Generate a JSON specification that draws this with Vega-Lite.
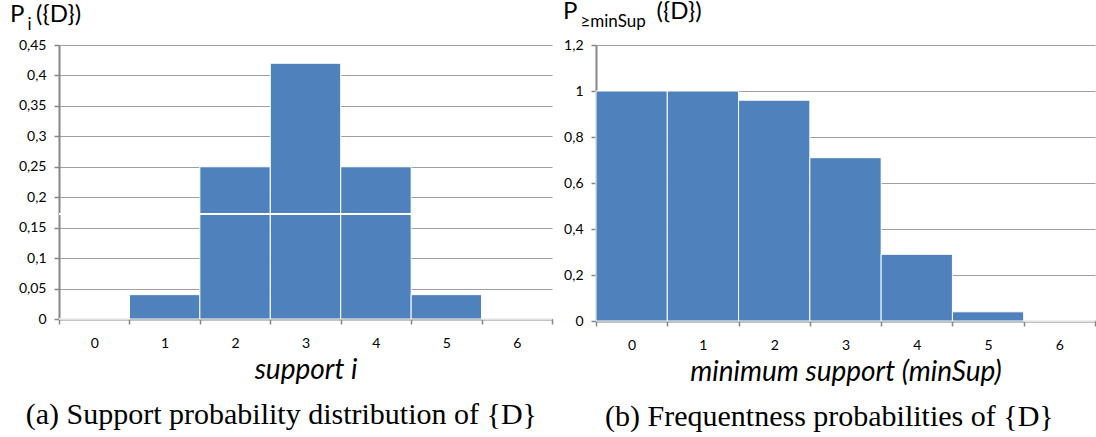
{
  "$schema": "https://vega.github.io/schema/vega-lite/v6.json",
  "background": "white",
  "padding": {"left": 10, "top": 0, "right": 0, "bottom": 0},
  "spacing": 10,
  "config": {
    "view": {"stroke": null},
    "font": "Lato",
    "axis": {
      "labelFont": "Lato",
      "labelFontSize": 14,
      "labelColor": "#000000",
      "titleFont": "Lato",
      "titleFontSize": 28,
      "titleFontStyle": "italic",
      "titleFontWeight": "normal",
      "titleColor": "#000000",
      "domainColor": "#868686",
      "domainWidth": 2,
      "tickColor": "#868686",
      "tickWidth": 1.5,
      "tickSize": 5,
      "gridColor": "#a0a0a0",
      "gridWidth": 1.2
    },
    "axisX": {"grid": false, "tickBand": "extent", "labelAngle": 0, "labelPadding": 12, "titlePadding": 6},
    "axisY": {"grid": true, "title": null, "labelPadding": 8, "format": "~g", "labelExpr": "replace(datum.label, '.', ',')"},
    "title": {"font": "Lato", "color": "#000000", "fontWeight": "normal"}
  },
  "datasets": {
    "support": [
      {"i": "0", "p": 0},
      {"i": "1", "p": 0.04},
      {"i": "2", "p": 0.25},
      {"i": "3", "p": 0.42},
      {"i": "4", "p": 0.25},
      {"i": "5", "p": 0.04},
      {"i": "6", "p": 0}
    ],
    "frequent": [
      {"minSup": "0", "p": 1},
      {"minSup": "1", "p": 1},
      {"minSup": "2", "p": 0.96},
      {"minSup": "3", "p": 0.71},
      {"minSup": "4", "p": 0.29},
      {"minSup": "5", "p": 0.04},
      {"minSup": "6", "p": 0}
    ]
  },
  "hconcat": [
    {
      "title": {"text": "(a) Support probability distribution of {D}", "orient": "bottom", "anchor": "middle", "font": "Liberation Serif", "fontSize": 30, "offset": 16},
      "vconcat": [
        {
          "width": 493,
          "height": 274,
          "title": {
            "text": "P\u00a0\u00a0({D})",
            "subtitle": "\u200b\u00a0\u00a0\u00a0\u00a0i",
            "anchor": "start",
            "frame": "group",
            "dx": -49,
            "fontSize": 24,
            "subtitleFont": "Lato",
            "subtitleFontSize": 17,
            "subtitleColor": "#000000",
            "subtitlePadding": -10,
            "offset": 5
          },
          "data": {"name": "support"},
          "layer": [
            {
              "mark": {"type": "bar", "fill": "#4f81bd", "stroke": "#ffffff", "strokeWidth": 1},
              "encoding": {
                "x": {"field": "i", "type": "ordinal", "sort": null, "scale": {"paddingInner": 0, "paddingOuter": 0}, "axis": {"title": "support i"}},
                "y": {"field": "p", "type": "quantitative", "scale": {"domain": [0, 0.45], "nice": false}, "axis": {"values": [0, 0.05, 0.1, 0.15, 0.2, 0.25, 0.3, 0.35, 0.4, 0.45]}}
              }
            },
            {
              "mark": {"type": "rule", "color": "#ffffff", "strokeWidth": 1.5},
              "encoding": {"y": {"datum": 0.172, "type": "quantitative", "axis": {"values": [0, 0.05, 0.1, 0.15, 0.2, 0.25, 0.3, 0.35, 0.4, 0.45]}}}
            }
          ]
        }
      ]
    },
    {
      "title": {"text": "(b) Frequentness probabilities of {D}", "orient": "bottom", "anchor": "middle", "font": "Liberation Serif", "fontSize": 30, "offset": 16},
      "vconcat": [
        {
          "width": 499,
          "height": 276,
          "title": {
            "text": "P\u00a0\u00a0\u00a0\u00a0\u00a0\u00a0\u00a0\u00a0\u00a0\u00a0\u00a0\u00a0\u00a0({D})",
            "subtitle": "\u200b\u00a0\u00a0\u00a0\u00a0≥minSup",
            "anchor": "start",
            "frame": "group",
            "dx": -33,
            "fontSize": 24,
            "subtitleFont": "Lato",
            "subtitleFontSize": 17,
            "subtitleColor": "#000000",
            "subtitlePadding": -10,
            "offset": 8
          },
          "data": {"name": "frequent"},
          "mark": {"type": "bar", "fill": "#4f81bd", "stroke": "#ffffff", "strokeWidth": 1},
          "encoding": {
            "x": {"field": "minSup", "type": "ordinal", "sort": null, "scale": {"paddingInner": 0, "paddingOuter": 0}, "axis": {"title": "minimum support (minSup)"}},
            "y": {"field": "p", "type": "quantitative", "scale": {"domain": [0, 1.2], "nice": false}, "axis": {"values": [0, 0.2, 0.4, 0.6, 0.8, 1, 1.2]}}
          }
        }
      ]
    }
  ]
}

----------

> _What the task asks_:
Reproduce the listing above exactly, excluding all pictures.

> _Output of the exercise_:
Generate a JSON specification that draws this with Vega-Lite.
{
  "$schema": "https://vega.github.io/schema/vega-lite/v6.json",
  "background": "white",
  "padding": {"left": 10, "top": 0, "right": 0, "bottom": 0},
  "spacing": 10,
  "config": {
    "view": {"stroke": null},
    "font": "Lato",
    "axis": {
      "labelFont": "Lato",
      "labelFontSize": 14,
      "labelColor": "#000000",
      "titleFont": "Lato",
      "titleFontSize": 28,
      "titleFontStyle": "italic",
      "titleFontWeight": "normal",
      "titleColor": "#000000",
      "domainColor": "#868686",
      "domainWidth": 2,
      "tickColor": "#868686",
      "tickWidth": 1.5,
      "tickSize": 5,
      "gridColor": "#a0a0a0",
      "gridWidth": 1.2
    },
    "axisX": {"grid": false, "tickBand": "extent", "labelAngle": 0, "labelPadding": 12, "titlePadding": 6},
    "axisY": {"grid": true, "title": null, "labelPadding": 8, "format": "~g", "labelExpr": "replace(datum.label, '.', ',')"},
    "title": {"font": "Lato", "color": "#000000", "fontWeight": "normal"}
  },
  "datasets": {
    "support": [
      {"i": "0", "p": 0},
      {"i": "1", "p": 0.04},
      {"i": "2", "p": 0.25},
      {"i": "3", "p": 0.42},
      {"i": "4", "p": 0.25},
      {"i": "5", "p": 0.04},
      {"i": "6", "p": 0}
    ],
    "frequent": [
      {"minSup": "0", "p": 1},
      {"minSup": "1", "p": 1},
      {"minSup": "2", "p": 0.96},
      {"minSup": "3", "p": 0.71},
      {"minSup": "4", "p": 0.29},
      {"minSup": "5", "p": 0.04},
      {"minSup": "6", "p": 0}
    ]
  },
  "hconcat": [
    {
      "title": {"text": "(a) Support probability distribution of {D}", "orient": "bottom", "anchor": "middle", "font": "Liberation Serif", "fontSize": 30, "offset": 16},
      "vconcat": [
        {
          "width": 493,
          "height": 274,
          "title": {
            "text": "P\u00a0\u00a0({D})",
            "subtitle": "\u200b\u00a0\u00a0\u00a0\u00a0i",
            "anchor": "start",
            "frame": "group",
            "dx": -49,
            "fontSize": 24,
            "subtitleFont": "Lato",
            "subtitleFontSize": 17,
            "subtitleColor": "#000000",
            "subtitlePadding": -10,
            "offset": 5
          },
          "data": {"name": "support"},
          "layer": [
            {
              "mark": {"type": "bar", "fill": "#4f81bd", "stroke": "#ffffff", "strokeWidth": 1},
              "encoding": {
                "x": {"field": "i", "type": "ordinal", "sort": null, "scale": {"paddingInner": 0, "paddingOuter": 0}, "axis": {"title": "support i"}},
                "y": {"field": "p", "type": "quantitative", "scale": {"domain": [0, 0.45], "nice": false}, "axis": {"values": [0, 0.05, 0.1, 0.15, 0.2, 0.25, 0.3, 0.35, 0.4, 0.45]}}
              }
            },
            {
              "mark": {"type": "rule", "color": "#ffffff", "strokeWidth": 1.5},
              "encoding": {"y": {"datum": 0.172, "type": "quantitative", "axis": {"values": [0, 0.05, 0.1, 0.15, 0.2, 0.25, 0.3, 0.35, 0.4, 0.45]}}}
            }
          ]
        }
      ]
    },
    {
      "title": {"text": "(b) Frequentness probabilities of {D}", "orient": "bottom", "anchor": "middle", "font": "Liberation Serif", "fontSize": 30, "offset": 16},
      "vconcat": [
        {
          "width": 499,
          "height": 276,
          "title": {
            "text": "P\u00a0\u00a0\u00a0\u00a0\u00a0\u00a0\u00a0\u00a0\u00a0\u00a0\u00a0\u00a0\u00a0({D})",
            "subtitle": "\u200b\u00a0\u00a0\u00a0\u00a0≥minSup",
            "anchor": "start",
            "frame": "group",
            "dx": -33,
            "fontSize": 24,
            "subtitleFont": "Lato",
            "subtitleFontSize": 17,
            "subtitleColor": "#000000",
            "subtitlePadding": -10,
            "offset": 8
          },
          "data": {"name": "frequent"},
          "mark": {"type": "bar", "fill": "#4f81bd", "stroke": "#ffffff", "strokeWidth": 1},
          "encoding": {
            "x": {"field": "minSup", "type": "ordinal", "sort": null, "scale": {"paddingInner": 0, "paddingOuter": 0}, "axis": {"title": "minimum support (minSup)"}},
            "y": {"field": "p", "type": "quantitative", "scale": {"domain": [0, 1.2], "nice": false}, "axis": {"values": [0, 0.2, 0.4, 0.6, 0.8, 1, 1.2]}}
          }
        }
      ]
    }
  ]
}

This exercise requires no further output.